First we will look at the most important question of all:

What makes a good supplier?

When starting a supplement line, it can be very easy to be swayed solely by cost. It is also very easy for me to say that this is an immediate ‘don’t’, but with limited cash a defining part of starting a new business or range, it is difficult to ignore. I would say that it should be an important determining factor but certainly not the only one that you base your decision on. The aspects outlined below should also be strongly considered when searching for a company to use:

  • MOQ’s; Ideally you will want to start low in order to test the market and reduce outlay.
  • Flexibility; Do they offer flexibility with packaging, components and shipping?
  • Payment terms; Can they help with your cash flow or do they require Pro Forma?
  • Communication; Are they responsive or are you having to wait a week for a reply to an email?
  • Reputability; Do their manufacturing facilities hold certificates and accreditations, such as GMP, ISO, SALSA, BRC etc.?
  • Helpfulness; Are they willing to go above and beyond to help you with enquiries, formulations and advice?
  • Lead times; Do these fit with your business model? Typically for custom formulations a 7-8 week lead time is good; a 12 week lead time can be tough to manage.
  • Services; What is the full list of services that they offer? Some perks are worth their weight in gold here.
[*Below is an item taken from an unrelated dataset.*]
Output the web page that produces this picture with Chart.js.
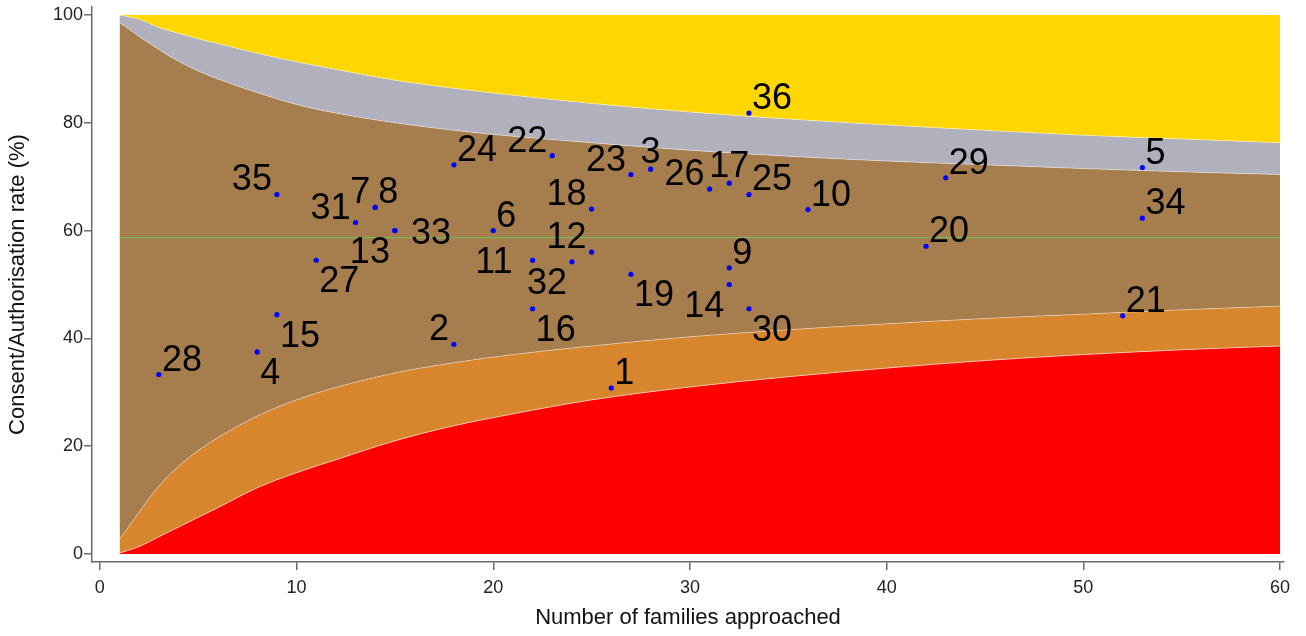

If you base your decision on a variety of the above, as well as cost, then you are unlikely to go wrong.

Now that you know what to look for, it is about reaching out to different suppliers in order to then make an informed decision. The most important thing to think about here is that suppliers will be getting 10’s, sometimes even 100’s of enquiries everyday; you must be concise and prepared with the information you provide and questions that you ask. You must choose your words very carefully if you are hoping for a high response rate when conducting your enquiries. I would suggest no more than 100 words and no more than 2 or 3 initial questions. This should leave you in good stead to gain a response.

Begin by looking through supplier websites; you can get a very good idea of many of the above factors to consider when choosing a supplier, simply by doing this. Narrow your options down to 5-8 suppliers that you see as a good fit for your business.

From here, send each supplier a personalised message. The main body of text or standout information can be the same, but it is very easy for a supplier to know when they have been sent an email that has likely gone to 20 other suppliers and they may well choose to not waste their time in replying.

Always come armed with information.

Being both a retailer and supplier myself, there is nothing worse than when a customer sends an enquiry saying that they ‘want a magnesium supplement’, with no reference to the form of magnesium, the mg, the capsule count, the packaging. Most suppliers won’t waste their time on these kinds of enquiries. Conduct research so that you know your exact formulation, specification and componentry requirements. I would also advise giving a one or two line sentence about your background. For example:

I have been running my own fitness business for the last 9 years. I’m now moving online and having looked at different opportunities, I have decided to proceed with this. I’m looking to build and develop a long term business and not just to make a quick buck’.

This shows an element of seriousness and personability as opposed to so many enquiries that do not.

Another important truth – Don’t ask too many questions to the point that suppliers may get frustrated. There is a very fine line between gathering all the information that you require and coming across as someone who is ‘tyre kicking’. It is essential that you respect the suppliers time; if you do this, it will be reflected in the quotes and service that you receive.

Finally, when you have chosen the right supplier for your business, stick with them and begin building a relationship. A good supplier relationship can be worth its weight in gold. Once you have made your initial order or orders, you now have a lot more leverage. Communication should still be used sparingly and appropriately; however, you are now a customer and can demand more time than those who are just simply an enquiry – You should use it wisely in these instances; many suppliers are more than happy to go above and beyond in helping you, as long as you are reciprocating the motion, in respecting their time. The whole process is about being mindful and playing the long game.